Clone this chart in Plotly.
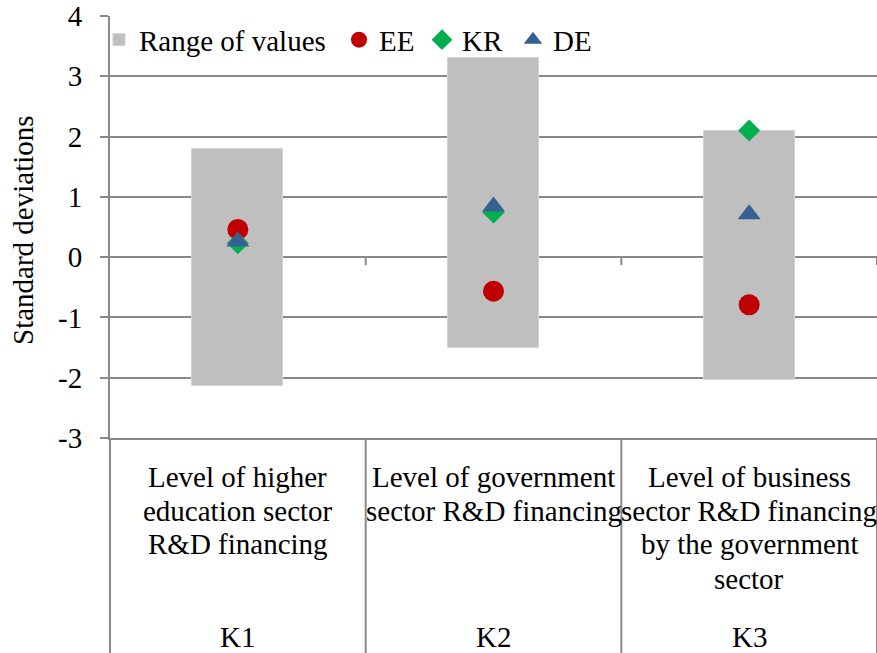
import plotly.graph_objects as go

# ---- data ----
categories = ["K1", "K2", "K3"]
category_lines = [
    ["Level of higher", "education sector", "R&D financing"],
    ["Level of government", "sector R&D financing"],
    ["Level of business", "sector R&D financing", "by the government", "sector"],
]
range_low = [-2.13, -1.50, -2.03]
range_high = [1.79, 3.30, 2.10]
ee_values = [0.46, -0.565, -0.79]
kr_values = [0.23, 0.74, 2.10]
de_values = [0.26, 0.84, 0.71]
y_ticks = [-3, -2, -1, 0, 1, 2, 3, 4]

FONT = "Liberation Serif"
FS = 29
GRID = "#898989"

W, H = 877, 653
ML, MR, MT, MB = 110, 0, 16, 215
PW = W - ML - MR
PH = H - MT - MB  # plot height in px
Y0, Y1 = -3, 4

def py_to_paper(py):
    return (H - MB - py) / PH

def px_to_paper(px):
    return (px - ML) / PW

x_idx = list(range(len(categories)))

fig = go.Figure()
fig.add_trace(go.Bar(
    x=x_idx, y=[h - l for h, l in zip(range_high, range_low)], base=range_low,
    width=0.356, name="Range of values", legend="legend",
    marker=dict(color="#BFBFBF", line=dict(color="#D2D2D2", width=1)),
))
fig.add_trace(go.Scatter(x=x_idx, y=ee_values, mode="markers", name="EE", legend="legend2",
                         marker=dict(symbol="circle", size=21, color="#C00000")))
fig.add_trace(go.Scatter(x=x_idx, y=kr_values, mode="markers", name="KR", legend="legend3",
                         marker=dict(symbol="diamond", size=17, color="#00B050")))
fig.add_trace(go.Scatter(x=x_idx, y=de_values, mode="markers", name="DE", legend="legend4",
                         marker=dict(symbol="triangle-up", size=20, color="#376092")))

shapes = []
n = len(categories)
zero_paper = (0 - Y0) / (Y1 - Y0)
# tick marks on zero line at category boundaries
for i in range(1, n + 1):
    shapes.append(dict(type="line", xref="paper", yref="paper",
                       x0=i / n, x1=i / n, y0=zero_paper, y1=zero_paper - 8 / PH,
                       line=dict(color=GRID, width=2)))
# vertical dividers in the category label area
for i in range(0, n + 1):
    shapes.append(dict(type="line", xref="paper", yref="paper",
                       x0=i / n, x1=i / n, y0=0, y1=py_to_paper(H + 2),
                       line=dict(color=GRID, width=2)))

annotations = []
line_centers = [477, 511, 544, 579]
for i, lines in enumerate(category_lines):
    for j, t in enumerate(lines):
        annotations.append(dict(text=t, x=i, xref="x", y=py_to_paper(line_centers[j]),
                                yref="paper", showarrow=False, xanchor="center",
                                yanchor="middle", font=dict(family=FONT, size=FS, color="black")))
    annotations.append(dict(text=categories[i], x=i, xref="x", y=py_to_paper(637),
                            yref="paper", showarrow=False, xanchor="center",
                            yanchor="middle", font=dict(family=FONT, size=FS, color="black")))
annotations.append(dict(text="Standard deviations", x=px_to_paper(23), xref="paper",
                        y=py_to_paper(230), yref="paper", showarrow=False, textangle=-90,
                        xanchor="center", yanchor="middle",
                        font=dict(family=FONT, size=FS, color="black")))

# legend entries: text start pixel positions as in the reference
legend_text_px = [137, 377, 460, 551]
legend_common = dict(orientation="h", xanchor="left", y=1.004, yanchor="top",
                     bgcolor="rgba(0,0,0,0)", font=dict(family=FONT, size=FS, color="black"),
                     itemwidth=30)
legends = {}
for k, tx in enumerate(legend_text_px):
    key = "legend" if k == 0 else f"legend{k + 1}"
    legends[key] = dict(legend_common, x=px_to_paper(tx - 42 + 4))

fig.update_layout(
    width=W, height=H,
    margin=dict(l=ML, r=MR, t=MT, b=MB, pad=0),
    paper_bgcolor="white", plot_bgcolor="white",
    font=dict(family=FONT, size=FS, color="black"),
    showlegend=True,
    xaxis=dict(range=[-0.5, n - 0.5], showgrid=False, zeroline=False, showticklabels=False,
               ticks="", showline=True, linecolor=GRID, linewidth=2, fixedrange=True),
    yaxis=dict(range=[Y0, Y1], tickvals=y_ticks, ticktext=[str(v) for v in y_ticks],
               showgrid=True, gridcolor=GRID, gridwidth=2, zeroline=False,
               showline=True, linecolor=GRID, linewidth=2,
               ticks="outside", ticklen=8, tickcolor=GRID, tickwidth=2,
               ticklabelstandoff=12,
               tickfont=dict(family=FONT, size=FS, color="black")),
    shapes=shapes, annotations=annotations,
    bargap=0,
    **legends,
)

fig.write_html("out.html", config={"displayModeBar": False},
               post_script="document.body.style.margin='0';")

> **EXERCISE DETAILS**
Reproduce the material word for word, minus the images.

> **THE OUTPUT**
Clone this chart in Plotly.
import plotly.graph_objects as go

# ---- data ----
categories = ["K1", "K2", "K3"]
category_lines = [
    ["Level of higher", "education sector", "R&D financing"],
    ["Level of government", "sector R&D financing"],
    ["Level of business", "sector R&D financing", "by the government", "sector"],
]
range_low = [-2.13, -1.50, -2.03]
range_high = [1.79, 3.30, 2.10]
ee_values = [0.46, -0.565, -0.79]
kr_values = [0.23, 0.74, 2.10]
de_values = [0.26, 0.84, 0.71]
y_ticks = [-3, -2, -1, 0, 1, 2, 3, 4]

FONT = "Liberation Serif"
FS = 29
GRID = "#898989"

W, H = 877, 653
ML, MR, MT, MB = 110, 0, 16, 215
PW = W - ML - MR
PH = H - MT - MB  # plot height in px
Y0, Y1 = -3, 4

def py_to_paper(py):
    return (H - MB - py) / PH

def px_to_paper(px):
    return (px - ML) / PW

x_idx = list(range(len(categories)))

fig = go.Figure()
fig.add_trace(go.Bar(
    x=x_idx, y=[h - l for h, l in zip(range_high, range_low)], base=range_low,
    width=0.356, name="Range of values", legend="legend",
    marker=dict(color="#BFBFBF", line=dict(color="#D2D2D2", width=1)),
))
fig.add_trace(go.Scatter(x=x_idx, y=ee_values, mode="markers", name="EE", legend="legend2",
                         marker=dict(symbol="circle", size=21, color="#C00000")))
fig.add_trace(go.Scatter(x=x_idx, y=kr_values, mode="markers", name="KR", legend="legend3",
                         marker=dict(symbol="diamond", size=17, color="#00B050")))
fig.add_trace(go.Scatter(x=x_idx, y=de_values, mode="markers", name="DE", legend="legend4",
                         marker=dict(symbol="triangle-up", size=20, color="#376092")))

shapes = []
n = len(categories)
zero_paper = (0 - Y0) / (Y1 - Y0)
# tick marks on zero line at category boundaries
for i in range(1, n + 1):
    shapes.append(dict(type="line", xref="paper", yref="paper",
                       x0=i / n, x1=i / n, y0=zero_paper, y1=zero_paper - 8 / PH,
                       line=dict(color=GRID, width=2)))
# vertical dividers in the category label area
for i in range(0, n + 1):
    shapes.append(dict(type="line", xref="paper", yref="paper",
                       x0=i / n, x1=i / n, y0=0, y1=py_to_paper(H + 2),
                       line=dict(color=GRID, width=2)))

annotations = []
line_centers = [477, 511, 544, 579]
for i, lines in enumerate(category_lines):
    for j, t in enumerate(lines):
        annotations.append(dict(text=t, x=i, xref="x", y=py_to_paper(line_centers[j]),
                                yref="paper", showarrow=False, xanchor="center",
                                yanchor="middle", font=dict(family=FONT, size=FS, color="black")))
    annotations.append(dict(text=categories[i], x=i, xref="x", y=py_to_paper(637),
                            yref="paper", showarrow=False, xanchor="center",
                            yanchor="middle", font=dict(family=FONT, size=FS, color="black")))
annotations.append(dict(text="Standard deviations", x=px_to_paper(23), xref="paper",
                        y=py_to_paper(230), yref="paper", showarrow=False, textangle=-90,
                        xanchor="center", yanchor="middle",
                        font=dict(family=FONT, size=FS, color="black")))

# legend entries: text start pixel positions as in the reference
legend_text_px = [137, 377, 460, 551]
legend_common = dict(orientation="h", xanchor="left", y=1.004, yanchor="top",
                     bgcolor="rgba(0,0,0,0)", font=dict(family=FONT, size=FS, color="black"),
                     itemwidth=30)
legends = {}
for k, tx in enumerate(legend_text_px):
    key = "legend" if k == 0 else f"legend{k + 1}"
    legends[key] = dict(legend_common, x=px_to_paper(tx - 42 + 4))

fig.update_layout(
    width=W, height=H,
    margin=dict(l=ML, r=MR, t=MT, b=MB, pad=0),
    paper_bgcolor="white", plot_bgcolor="white",
    font=dict(family=FONT, size=FS, color="black"),
    showlegend=True,
    xaxis=dict(range=[-0.5, n - 0.5], showgrid=False, zeroline=False, showticklabels=False,
               ticks="", showline=True, linecolor=GRID, linewidth=2, fixedrange=True),
    yaxis=dict(range=[Y0, Y1], tickvals=y_ticks, ticktext=[str(v) for v in y_ticks],
               showgrid=True, gridcolor=GRID, gridwidth=2, zeroline=False,
               showline=True, linecolor=GRID, linewidth=2,
               ticks="outside", ticklen=8, tickcolor=GRID, tickwidth=2,
               ticklabelstandoff=12,
               tickfont=dict(family=FONT, size=FS, color="black")),
    shapes=shapes, annotations=annotations,
    bargap=0,
    **legends,
)

fig.write_html("out.html", config={"displayModeBar": False},
               post_script="document.body.style.margin='0';")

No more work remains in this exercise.